組織球症に続発する中枢神経変性症の
診断・治療エビデンスの創出

研究活動について

組織球症に伴う中枢神経変性症の診療ガイド1緒言

本診療ガイドは「組織球症に伴う中枢神経変性症(Histiocytosis associated neurodegenerative disease: Histiocytosis-ND)」を対象としている。ランゲルハンス細胞組織球症(Langerhans cell histiocytosis: LCH)に合併した中枢神経変性症(LCH associated ND: LCH-ND)に関する報告が多いものの、LCH以外の組織球性腫瘍(non-LCH)に合併する中枢神経変性症の報告も散見されるため、全ての組織球性腫瘍に合併する中枢神経変性症(Histiocytosis-ND)を対象とした。

本診療ガイドは、Histiocytosis-NDの最新情報の普及と診療レベルの向上を目的として、15の項目を設定し、エキスパートの先生方に執筆頂いた。本疾患は極めて稀で、かつ病態が未解明な部分が多く、Narrative reviewを基本とするため、Embase、MEDLINE、Cochrane、医中誌から広く本疾患に関わる文献リストを作成し、診療ガイド作成の参考資料とした。
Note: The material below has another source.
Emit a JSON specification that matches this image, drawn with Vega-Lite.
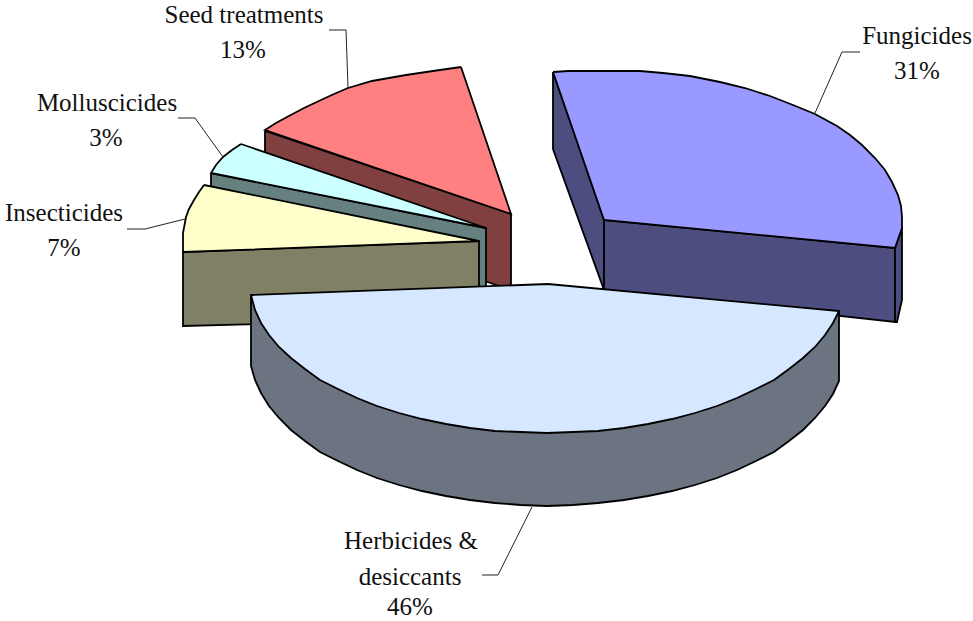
{
"$schema":"https://vega.github.io/schema/vega-lite/v6.json",
"width":973,"height":621,"padding":0,"autosize":{"type":"none"},
"background":"white","view":{"stroke":null},
"datasets":{
"outlines":[
{"s":"seed side","n":1,"x":265,"y":131},{"s":"seed side","n":2,"x":511,"y":214},{"s":"seed side","n":3,"x":511,"y":290},{"s":"seed side","n":4,"x":265,"y":207},{"s":"seed side","n":5,"x":265,"y":131},
{"s":"seed top","n":1,"x":461,"y":67},{"s":"seed top","n":2,"x":433,"y":71},{"s":"seed top","n":3,"x":406,"y":75},{"s":"seed top","n":4,"x":372,"y":81},{"s":"seed top","n":5,"x":348,"y":88},{"s":"seed top","n":6,"x":334,"y":94},{"s":"seed top","n":7,"x":321,"y":100},{"s":"seed top","n":8,"x":304,"y":108},{"s":"seed top","n":9,"x":287,"y":117},{"s":"seed top","n":10,"x":276,"y":123},{"s":"seed top","n":11,"x":265,"y":130},{"s":"seed top","n":12,"x":511,"y":214},{"s":"seed top","n":13,"x":461,"y":67},
{"s":"mollusc side","n":1,"x":211,"y":173},{"s":"mollusc side","n":2,"x":486,"y":228},{"s":"mollusc side","n":3,"x":486,"y":290},{"s":"mollusc side","n":4,"x":211,"y":235},{"s":"mollusc side","n":5,"x":211,"y":173},
{"s":"mollusc top","n":1,"x":241,"y":144},{"s":"mollusc top","n":2,"x":232,"y":150},{"s":"mollusc top","n":3,"x":223,"y":157},{"s":"mollusc top","n":4,"x":216,"y":165},{"s":"mollusc top","n":5,"x":211,"y":173},{"s":"mollusc top","n":6,"x":486,"y":228},{"s":"mollusc top","n":7,"x":241,"y":144},
{"s":"insect side","n":1,"x":183,"y":252},{"s":"insect side","n":2,"x":479,"y":241},{"s":"insect side","n":3,"x":479,"y":318},{"s":"insect side","n":4,"x":183,"y":326},{"s":"insect side","n":5,"x":183,"y":252},
{"s":"insect top","n":1,"x":204,"y":185},{"s":"insect top","n":2,"x":199,"y":192},{"s":"insect top","n":3,"x":194,"y":200},{"s":"insect top","n":4,"x":189,"y":209},{"s":"insect top","n":5,"x":186,"y":217},{"s":"insect top","n":6,"x":183,"y":233},{"s":"insect top","n":7,"x":183,"y":252},{"s":"insect top","n":8,"x":479,"y":241},{"s":"insect top","n":9,"x":204,"y":185},
{"s":"fungi left","n":1,"x":553,"y":72},{"s":"fungi left","n":2,"x":604,"y":220},{"s":"fungi left","n":3,"x":604,"y":290},{"s":"fungi left","n":4,"x":553,"y":149},{"s":"fungi left","n":5,"x":553,"y":72},
{"s":"fungi front","n":1,"x":604,"y":220},{"s":"fungi front","n":2,"x":895,"y":248},{"s":"fungi front","n":3,"x":895,"y":322},{"s":"fungi front","n":4,"x":604,"y":290},{"s":"fungi front","n":5,"x":604,"y":220},
{"s":"fungi rim","n":1,"x":895,"y":248},{"s":"fungi rim","n":2,"x":902,"y":228},{"s":"fungi rim","n":3,"x":902,"y":300},{"s":"fungi rim","n":4,"x":897,"y":322},{"s":"fungi rim","n":5,"x":895,"y":322},{"s":"fungi rim","n":6,"x":895,"y":248},
{"s":"fungi top","n":1,"x":553,"y":72},{"s":"fungi top","n":2,"x":568,"y":71},{"s":"fungi top","n":3,"x":640,"y":71},{"s":"fungi top","n":4,"x":663,"y":73},{"s":"fungi top","n":5,"x":690,"y":76},{"s":"fungi top","n":6,"x":720,"y":82},{"s":"fungi top","n":7,"x":745,"y":88},{"s":"fungi top","n":8,"x":770,"y":96},{"s":"fungi top","n":9,"x":793,"y":105},{"s":"fungi top","n":10,"x":815,"y":114},{"s":"fungi top","n":11,"x":837,"y":126},{"s":"fungi top","n":12,"x":850,"y":135},{"s":"fungi top","n":13,"x":862,"y":145},{"s":"fungi top","n":14,"x":875,"y":158},{"s":"fungi top","n":15,"x":885,"y":170},{"s":"fungi top","n":16,"x":892,"y":182},{"s":"fungi top","n":17,"x":898,"y":195},{"s":"fungi top","n":18,"x":901,"y":206},{"s":"fungi top","n":19,"x":902,"y":217},{"s":"fungi top","n":20,"x":902,"y":228},{"s":"fungi top","n":21,"x":895,"y":248},{"s":"fungi top","n":22,"x":604,"y":220},{"s":"fungi top","n":23,"x":553,"y":72},
{"s":"herb side","n":1,"x":839,"y":311},{"s":"herb side","n":2,"x":839,"y":381},{"s":"herb side","n":3,"x":833,"y":394},{"s":"herb side","n":4,"x":825,"y":406},{"s":"herb side","n":5,"x":815,"y":418},{"s":"herb side","n":6,"x":803,"y":430},{"s":"herb side","n":7,"x":789,"y":441},{"s":"herb side","n":8,"x":774,"y":452},{"s":"herb side","n":9,"x":756,"y":461},{"s":"herb side","n":10,"x":737,"y":470},{"s":"herb side","n":11,"x":717,"y":478},{"s":"herb side","n":12,"x":695,"y":485},{"s":"herb side","n":13,"x":672,"y":491},{"s":"herb side","n":14,"x":648,"y":496},{"s":"herb side","n":15,"x":624,"y":500},{"s":"herb side","n":16,"x":598,"y":503},{"s":"herb side","n":17,"x":573,"y":505},{"s":"herb side","n":18,"x":547,"y":506},{"s":"herb side","n":19,"x":521,"y":505},{"s":"herb side","n":20,"x":495,"y":503},{"s":"herb side","n":21,"x":470,"y":500},{"s":"herb side","n":22,"x":446,"y":496},{"s":"herb side","n":23,"x":422,"y":491},{"s":"herb side","n":24,"x":399,"y":485},{"s":"herb side","n":25,"x":377,"y":478},{"s":"herb side","n":26,"x":357,"y":470},{"s":"herb side","n":27,"x":338,"y":461},{"s":"herb side","n":28,"x":320,"y":452},{"s":"herb side","n":29,"x":305,"y":441},{"s":"herb side","n":30,"x":291,"y":430},{"s":"herb side","n":31,"x":279,"y":418},{"s":"herb side","n":32,"x":269,"y":406},{"s":"herb side","n":33,"x":261,"y":393},{"s":"herb side","n":34,"x":255,"y":380},{"s":"herb side","n":35,"x":251,"y":366},{"s":"herb side","n":36,"x":251,"y":295},{"s":"herb side","n":37,"x":839,"y":311},
{"s":"herb top","n":1,"x":251,"y":295},{"s":"herb top","n":2,"x":548,"y":284},{"s":"herb top","n":3,"x":839,"y":311},{"s":"herb top","n":4,"x":833,"y":323},{"s":"herb top","n":5,"x":825,"y":335},{"s":"herb top","n":6,"x":815,"y":347},{"s":"herb top","n":7,"x":803,"y":358},{"s":"herb top","n":8,"x":789,"y":369},{"s":"herb top","n":9,"x":774,"y":380},{"s":"herb top","n":10,"x":756,"y":389},{"s":"herb top","n":11,"x":737,"y":398},{"s":"herb top","n":12,"x":717,"y":406},{"s":"herb top","n":13,"x":695,"y":413},{"s":"herb top","n":14,"x":672,"y":419},{"s":"herb top","n":15,"x":648,"y":424},{"s":"herb top","n":16,"x":624,"y":428},{"s":"herb top","n":17,"x":598,"y":431},{"s":"herb top","n":18,"x":573,"y":432},{"s":"herb top","n":19,"x":547,"y":433},{"s":"herb top","n":20,"x":521,"y":432},{"s":"herb top","n":21,"x":495,"y":431},{"s":"herb top","n":22,"x":470,"y":428},{"s":"herb top","n":23,"x":446,"y":424},{"s":"herb top","n":24,"x":422,"y":419},{"s":"herb top","n":25,"x":399,"y":413},{"s":"herb top","n":26,"x":377,"y":406},{"s":"herb top","n":27,"x":357,"y":398},{"s":"herb top","n":28,"x":338,"y":389},{"s":"herb top","n":29,"x":320,"y":380},{"s":"herb top","n":30,"x":305,"y":369},{"s":"herb top","n":31,"x":291,"y":358},{"s":"herb top","n":32,"x":279,"y":347},{"s":"herb top","n":33,"x":269,"y":335},{"s":"herb top","n":34,"x":261,"y":323},{"s":"herb top","n":35,"x":255,"y":310},{"s":"herb top","n":36,"x":251,"y":295}
],
"leaders":[
{"l":"seed","n":1,"x":329,"y":30},{"l":"seed","n":2,"x":346,"y":30},{"l":"seed","n":3,"x":348,"y":88},
{"l":"mollusc","n":1,"x":178,"y":118},{"l":"mollusc","n":2,"x":195,"y":118},{"l":"mollusc","n":3,"x":223,"y":157},
{"l":"insect","n":1,"x":127,"y":229},{"l":"insect","n":2,"x":145,"y":229},{"l":"insect","n":3,"x":185,"y":219},
{"l":"fungi","n":1,"x":860,"y":52},{"l":"fungi","n":2,"x":842,"y":52},{"l":"fungi","n":3,"x":815,"y":113},
{"l":"herb","n":1,"x":482,"y":575},{"l":"herb","n":2,"x":498,"y":575},{"l":"herb","n":3,"x":532,"y":507}
],
"labels":[
{"t":"Seed treatments","x":244,"y":15},{"t":"13%","x":243,"y":50},
{"t":"Molluscicides","x":107,"y":103},{"t":"3%","x":106,"y":138},
{"t":"Insecticides","x":64,"y":213},{"t":"7%","x":64,"y":248},
{"t":"Fungicides","x":917,"y":36},{"t":"31%","x":917,"y":71},
{"t":"Herbicides &","x":411,"y":541},{"t":"desiccants","x":410,"y":577},{"t":"46%","x":410,"y":607}
]},
"encoding":{
"x":{"field":"x","type":"quantitative","axis":null,"scale":{"domain":[0,973],"nice":false,"zero":false}},
"y":{"field":"y","type":"quantitative","axis":null,"scale":{"domain":[621,0],"nice":false,"zero":false}}
},
"layer":[
{"data":{"name":"outlines"},
"mark":{"type":"line","stroke":"#000","strokeWidth":1.8,"strokeJoin":"miter","clip":false},
"encoding":{
"detail":{"field":"s"},
"order":{"field":"n","type":"quantitative"},
"fill":{"field":"s","type":"nominal","legend":null,"scale":{
"domain":["seed side","seed top","mollusc side","mollusc top","insect side","insect top","fungi left","fungi front","fungi rim","fungi top","herb side","herb top"],
"range":["#804040","#FF8080","#668080","#CCFFFF","#808066","#FFFFCC","#4D4D80","#4D4D80","#4D4D80","#9999FF","#6B7480","#D5E8FF"]}}
}},
{"data":{"name":"leaders"},
"mark":{"type":"line","stroke":"#222","strokeWidth":1},
"encoding":{"detail":{"field":"l"},"order":{"field":"n","type":"quantitative"}}},
{"data":{"name":"labels"},
"mark":{"type":"text","font":"Liberation Serif","fontSize":25,"color":"#111","align":"center","baseline":"middle"},
"encoding":{"text":{"field":"t"}}}
]
}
15項目に引き続き、本疾患の治療に関しては、PICO形式のClinical Question(CQ)を設定し、Systematic Reviewを試みたが、最終的に十分なエビデンスが得られなかったため、CQを今後の研究が推奨される臨床疑問(Future research question [FQ])としてまとめることとした。

本診療参照ガイドが、組織球性腫瘍の診療に携わる多くの皆様の一助となれば幸いである。

なお、本診療参照ガイドは、日本医療研究開発機構難治性疾患実用化研究事業「組織球症に続発する中枢神経変性症の診断・治療エビデンスの創出(研究代表者:塩田曜子)」の支援を受けて作成した。